Se cree que los grupos armados controlan cerca del 90% de Puerto Príncipe. En las zonas aledañas a las ciudades de Haití, queman cosechas, asesinan a civiles y obligan a familias como la de Charles a abandonar sus tierras, refugiándose en chozas improvisadas en las laderas y enfrentando un futuro incierto.
Solo unas pocas zonas de Pétion-Ville, un suburbio periférico de Puerto Príncipe, resisten, protegidas por brigadas de autodefensa con el apoyo de policías voluntarios fuera de servicio. En Canapé-Vert, los residentes han levantado barricadas para disuadir las incursiones de pandillas. Algunas son permanentes, utilizando camiones abandonados y contenedores volcados, mientras que otras son móviles, para controlar quién entra y sale.
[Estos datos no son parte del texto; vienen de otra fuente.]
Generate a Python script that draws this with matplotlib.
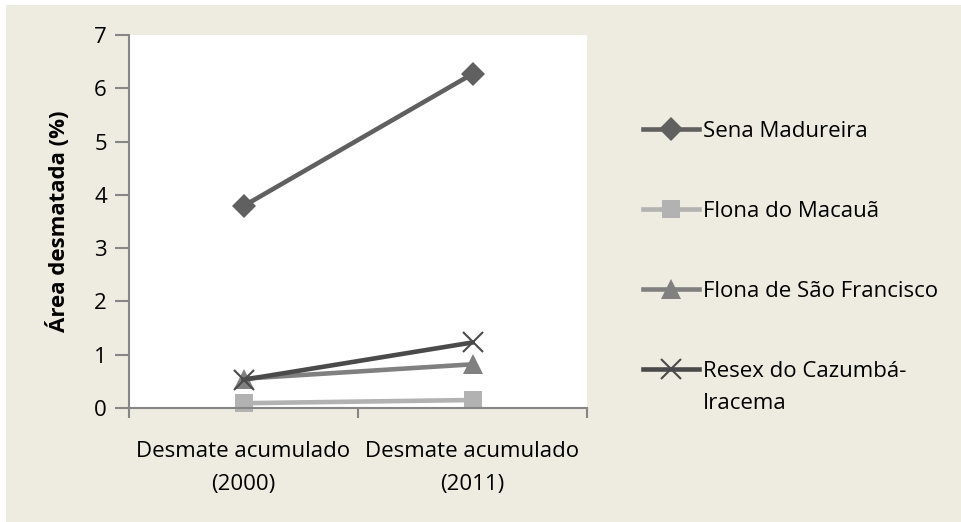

Lano Yves lleva tres años al mando de uno de esos puestos de control. Cada noche, las barreras cierran el barrio desde las 19:00 hasta las 5:30. No se disculpa por su postura inflexible. «Que la gente piense lo que quiera de nosotros, pero defenderemos nuestro barrio hasta la última gota de sangre. Luchamos contra los asquerosos bandidos, los terroristas que nos amenazan a diario».
La justicia suele ser sumaria. Los linchamientos perpetrados por el movimiento Bwa Kalé , en los que a veces las víctimas son quemadas vivas, pueden aguardar a quienes no puedan justificar su presencia fuera del horario del toque de queda.
Más hacia el centro de la ciudad, el Campo de Marte yace desierto. Un vehículo policial blindado lo patrulla; un lugar demasiado simbólico como para cederlo a las bandas.